Safewords are widely used throughout the BDSM community as one of our main safety precautions when playing with people. A safeword is a random and non-relevant word used to either stop or pause a scene. The safeword needs to be something out of the ordinary so that it isn't mixed up in the heat of the moment or during consensual non-consent play. Words like stop, no, please and don't can all be used within scenes without actually intending them to stop a scene. Therefore the safeword needs to be something totally non-related to the play.
People using a single safeword tend to use it as a stop or pause when a limit has been reached. Some people use what is known as the traffic light system; green, yellow and red. This is more used as a way to discreetly check in with one another without really disrupting the mood of the scene. The phrase "what's your colour?" (of similar variations) is often used to do this.
Green means good, the scene is going well, no limits have been neared and the scene can continue on as planned. A response of yellow is a sign to slow down or take a moment to pause a re-evaluate. This usually means that you are approaching a limit a need to proceed with a little extra caution in order to continue with the scene and not exceed the previously agreed upon limits. Red is a definitive stop. It means that all play stops, bonds are released, the scene is over. At this point, you have either reached or surpassed a limit.
For casual play and when playing with new people, I'd suggest the traffic light system as it is a nice easy way to check in throughout play. A single general use safeword works for most regular play partners and relationships once you know each other. By this point you know each other's limits and body language, so you typically don't need to check in.
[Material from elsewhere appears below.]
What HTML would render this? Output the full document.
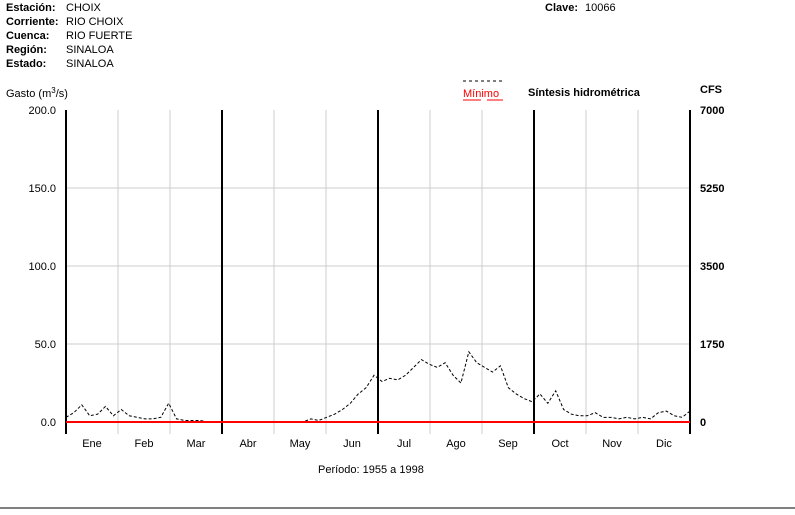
<!DOCTYPE html>
<html><head><meta charset="utf-8"><style>
body{margin:0;background:#fff;width:795px;height:510px;overflow:hidden;font-family:"Liberation Sans",Arial,sans-serif;}
svg text{font-family:"Liberation Sans",Arial,sans-serif;font-size:11px;}
</style></head><body>
<svg width="795" height="510">
<g font-size="11">
<text x="6" y="11" font-weight="bold">Estación:</text><text x="66" y="11">CHOIX</text>
<text x="6" y="25" font-weight="bold">Corriente:</text><text x="66" y="25">RIO CHOIX</text>
<text x="6" y="39" font-weight="bold">Cuenca:</text><text x="66" y="39">RIO FUERTE</text>
<text x="6" y="53" font-weight="bold">Región:</text><text x="66" y="53">SINALOA</text>
<text x="6" y="67" font-weight="bold">Estado:</text><text x="66" y="67">SINALOA</text>
<text x="545" y="11" font-weight="bold">Clave:</text><text x="585" y="11">10066</text>
</g>
<text x="6" y="97">Gasto (m<tspan dy="-4" font-size="8">3</tspan><tspan dy="4">/s)</tspan></text>
<line x1="463" y1="81" x2="502" y2="81" stroke="#000" stroke-dasharray="3,3"/>
<text x="463" y="97" fill="red">Mínimo</text>
<line x1="463" y1="100" x2="481" y2="100" stroke="red"/><line x1="487" y1="100" x2="503" y2="100" stroke="red"/>
<text x="528" y="96" font-weight="bold">Síntesis hidrométrica</text>
<text x="700" y="93" font-weight="bold">CFS</text>
<g id="grid"></g><g id="axes"></g><g id="series"></g>
<text x="318" y="473">Período:  1955 a 1998</text>
<line x1="0" y1="508" x2="795" y2="508" stroke="#000"/>
</svg>
<script>
const months=["Ene","Feb","Mar","Abr","May","Jun","Jul","Ago","Sep","Oct","Nov","Dic"];
const leftTicks=[0,50,100,150,200];
const leftTickLabels=["0.0","50.0","100.0","150.0","200.0"];
const rightTickLabels=["0","1750","3500","5250","7000"];
const meanFlow=[3,6,11,4,5,10, 4,8,4,3,2,2, 3,12,2,1,1,1, 0,0,0,0,0,0, 0,0,0,0,0,0, 0,2,1,3,5,8, 12,18,22,30,26,28, 27,30,35,40,37,35, 38,30,25,45,38,35, 32,36,22,18,15,13, 18,12,20,8,5,4, 4,6,3,3,2,3, 2,3,2,6,7,4, 3,7];
const minFlow=meanFlow.map(()=>0);
const NS="http://www.w3.org/2000/svg";
const X0=66,X1=690,Y0=422,Y1=110;
const xs=i=>X0+(X1-X0)*i/(meanFlow.length-1);
const ys=v=>Y0-(Y0-Y1)*v/200;
const mk=(t,a,p)=>{const e=document.createElementNS(NS,t);for(const k in a)e.setAttribute(k,a[k]);p.appendChild(e);return e;};
const grid=document.getElementById('grid'),axes=document.getElementById('axes'),ser=document.getElementById('series');
const mw=(X1-X0)/12;
leftTicks.forEach((v,i)=>{
 if(v>0&&v<200){const g=mk('line',{x1:X0,x2:X1,y1:ys(v),y2:ys(v),stroke:'#ccc'},grid);}
 const t=mk('text',{x:56,y:ys(v)+4,'text-anchor':'end'},axes);t.textContent=leftTickLabels[i];
 
 const r=mk('text',{x:700,y:ys(v)+4,'font-weight':'bold'},axes);r.textContent=rightTickLabels[i];
 
});
for(let m=0;m<=12;m++){
 const x=X0+mw*m;
 const thick=m%3===0;
 const l=mk('line',{x1:x,x2:x,y1:Y1,y2:Y0+12,stroke:thick?'#000':'#ccc','stroke-width':thick?2:1},thick?axes:grid);
 
 
}
months.forEach((m,i)=>{const t=mk('text',{x:X0+mw*(i+0.5),y:447,'text-anchor':'middle'},axes);t.textContent=m;
 });
const p=mk('polyline',{points:meanFlow.map((v,i)=>xs(i)+','+ys(v)).join(' '),fill:'none',stroke:'#000','stroke-dasharray':'3,2'},ser);

const q=mk('polyline',{points:minFlow.map((v,i)=>xs(i)+','+ys(v)).join(' '),fill:'none',stroke:'red','stroke-width':2},ser);

</script>
</body></html>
For some in relationships, like myself and Sir, the safeword doesn't necessarily stop play. I have the utmost trust in Sir and for this reason, I have very few limits. When I use my safeword, it's more to let Sir know that I don't think I can take much more of whatever we are doing at the time. This results in Sir taking a moment to reassess, sometimes adjust what we are doing, talk to me and assure me that I'm okay and then continue on with our play. However, this usually means an in-depth discussion afterwards about why the safeword was used, how I felt and a little extra aftercare taken as well.
A safeword can be as simple as you like, ours is red. Or as random as possible, something like pineapple! But at the end of the day, I believe that everyone involved in BDSM should have a safeword.